Indeed: A lot of “Amy Schumer: Live At The Apollo” pushes back against the notion that Schumer is a “good feminist”; like any comedian, she bristles at any label that prevents her from making a good joke. Schumer plays up her anxieties about her weight and her envy of beautiful women; she also describes the residue left in her underwear at the end of a day with lovely, filthy detail. “Warts And All” might as well be the motto of this special.

It is notable, then, that HBO—or Rock, or Schumer herself—decided to edit out one rather telling wart, in this otherwise race-free hour. The special filmed on May 29; on May 31 Melissa Castellanos at Latin Post wrote a very positive review of the event, that ends with “Keep bringing the hotness, Amy!” Included in her recap is a joke that does not make it to the HBO special: After “getting into her zone,” Schumer “scolded an Asian girl on the balcony, (who she referred to as Woody Allen's step-daughter-turned-wife, Soon-Yi ) who was munching too loudly on chips…”

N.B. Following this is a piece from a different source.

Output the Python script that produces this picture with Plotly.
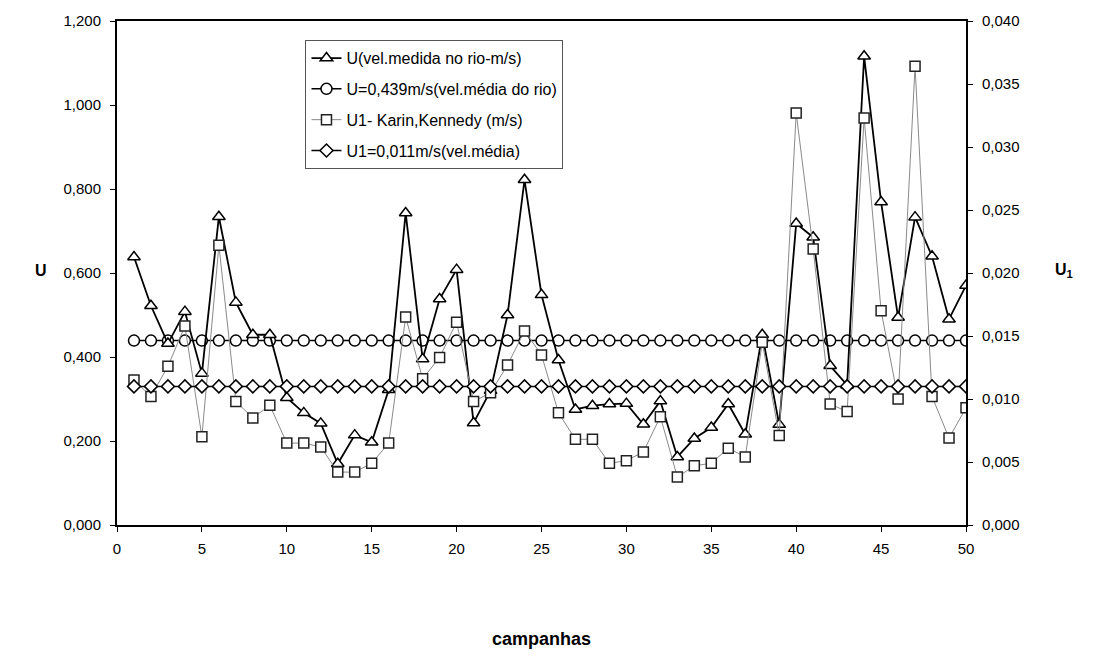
import plotly.graph_objects as go

# Campaign number (x axis)
campanhas = list(range(1, 51))

# U: measured river velocity (m/s), left axis
u_medida = [
    0.638, 0.522, 0.432, 0.508, 0.361, 0.734, 0.530, 0.453, 0.453, 0.303,
    0.267, 0.242, 0.146, 0.214, 0.197, 0.322, 0.743, 0.395, 0.538, 0.608,
    0.243, 0.320, 0.500, 0.822, 0.548, 0.393, 0.275, 0.284, 0.288, 0.289,
    0.240, 0.295, 0.162, 0.206, 0.232, 0.288, 0.216, 0.453, 0.239, 0.718,
    0.685, 0.379, 0.333, 1.116, 0.769, 0.494, 0.733, 0.640, 0.490, 0.570,
]

# U1: Karin-Kennedy velocity (m/s), right axis
u1_karin = [
    0.0115, 0.0102, 0.0126, 0.0158, 0.0070, 0.0222, 0.0098, 0.0085, 0.0095, 0.0065,
    0.0065, 0.0062, 0.0042, 0.0042, 0.0049, 0.0065, 0.0165, 0.0116, 0.0133, 0.0161,
    0.0098, 0.0105, 0.0127, 0.0154, 0.0135, 0.0089, 0.0068, 0.0068, 0.0049, 0.0051,
    0.0058, 0.0086, 0.0038, 0.0047, 0.0049, 0.0061, 0.0054, 0.0145, 0.0071, 0.0327,
    0.0219, 0.0096, 0.0090, 0.0323, 0.0170, 0.0100, 0.0364, 0.0102, 0.0069, 0.0093,
]

# Mean values
u_media = 0.439
u1_media = 0.011

# Axis ticks
x_ticks = list(range(0, 51, 5))
y_left_ticks = [0.0, 0.2, 0.4, 0.6, 0.8, 1.0, 1.2]
y_left_labels = ["0,000", "0,200", "0,400", "0,600", "0,800", "1,000", "1,200"]
y_right_ticks = [0.0, 0.005, 0.010, 0.015, 0.020, 0.025, 0.030, 0.035, 0.040]
y_right_labels = ["0,000", "0,005", "0,010", "0,015", "0,020", "0,025", "0,030", "0,035", "0,040"]

FONT = "Liberation Sans, Arial, sans-serif"

fig = go.Figure()

fig.add_trace(go.Scatter(
    x=campanhas, y=u1_karin, yaxis="y2", mode="lines+markers",
    name="U1- Karin,Kennedy (m/s)", legendgroup="c", legendrank=3,
    line=dict(color="#8a8a8a", width=1),
    marker=dict(symbol="square", size=10, color="white",
                line=dict(color="#222222", width=1.5)),
))
fig.add_trace(go.Scatter(
    x=campanhas, y=[u_media] * len(campanhas), mode="lines+markers",
    name="U=0,439m/s(vel.média do rio)", legendgroup="b", legendrank=2,
    line=dict(color="black", width=1.5),
    marker=dict(symbol="circle", size=11, color="white",
                line=dict(color="black", width=1.5)),
))
fig.add_trace(go.Scatter(
    x=campanhas, y=[u1_media] * len(campanhas), yaxis="y2", mode="lines+markers",
    name="U1=0,011m/s(vel.média)", legendgroup="d", legendrank=4,
    line=dict(color="black", width=1.5),
    marker=dict(symbol="diamond", size=10, color="white",
                line=dict(color="black", width=1.5)),
))
fig.add_trace(go.Scatter(
    x=campanhas, y=u_medida, mode="lines+markers",
    name="U(vel.medida no rio-m/s)", legendgroup="a", legendrank=1,
    line=dict(color="black", width=1.8),
    marker=dict(symbol="triangle-up", size=11, color="white",
                line=dict(color="black", width=1.5)),
))

fig.update_layout(
    width=1098, height=660,
    margin=dict(l=117, r=132, t=16, b=135),
    paper_bgcolor="white", plot_bgcolor="white",
    font=dict(family=FONT, size=15, color="black"),
    showlegend=True,
    legend=dict(
        x=0.222, y=0.962, xanchor="left", yanchor="top",
        bgcolor="white", bordercolor="#555555", borderwidth=1,
        font=dict(family=FONT, size=16, color="black"),
        tracegroupgap=7, traceorder="grouped",
    ),
    xaxis=dict(
        range=[0, 50], tickvals=x_ticks, ticktext=[str(v) for v in x_ticks],
        showgrid=False, zeroline=False,
        showline=True, linecolor="black", linewidth=2, mirror=True,
        ticks="outside", ticklen=5, tickcolor="black", tickwidth=1,
        tickfont=dict(family=FONT, size=15), ticklabelstandoff=4,
        title=dict(text="<b>campanhas</b>", font=dict(family=FONT, size=18), standoff=76),
    ),
    yaxis=dict(
        range=[0, 1.2], tickvals=y_left_ticks, ticktext=y_left_labels,
        showgrid=False, zeroline=False,
        showline=True, linecolor="black", linewidth=2,
        ticks="outside", ticklen=5, tickcolor="black", tickwidth=1,
        tickfont=dict(family=FONT, size=15), ticklabelstandoff=6,
    ),
    yaxis2=dict(
        range=[0, 0.04], tickvals=y_right_ticks, ticktext=y_right_labels,
        overlaying="y", side="right",
        showgrid=False, zeroline=False,
        showline=True, linecolor="black", linewidth=2,
        ticks="outside", ticklen=5, tickcolor="black", tickwidth=1,
        tickfont=dict(family=FONT, size=15), ticklabelstandoff=6,
    ),
    annotations=[
        dict(text="<b>U</b>", xref="paper", yref="paper", x=-0.09, y=0.505,
             xanchor="center", yanchor="middle", showarrow=False,
             font=dict(family=FONT, size=16)),
        dict(text="<b>U<sub>1</sub></b>", xref="paper", yref="paper", x=1.115, y=0.505,
             xanchor="center", yanchor="middle", showarrow=False,
             font=dict(family=FONT, size=16)),
    ],
)

fig.write_html("out.html")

I wasn’t there. I don’t know how this joke played. Considering we did not see a deluge of thinkpieces following the event, I’m assuming no one in that audience took it out of turn. Still, it’s kind of a stunner, in black-and-white. This was a good month before this summer’s discussion about Schumer’s race-inflected jokes; and even more time before “Trainwreck,” where Schumer’s character makes a different Soon-Yi joke. But I’m not surprised that it was edited out of the HBO special, to give the audience an hour of race-free Amy Schumer. Say what you will about the joke, but it wasn’t not racist.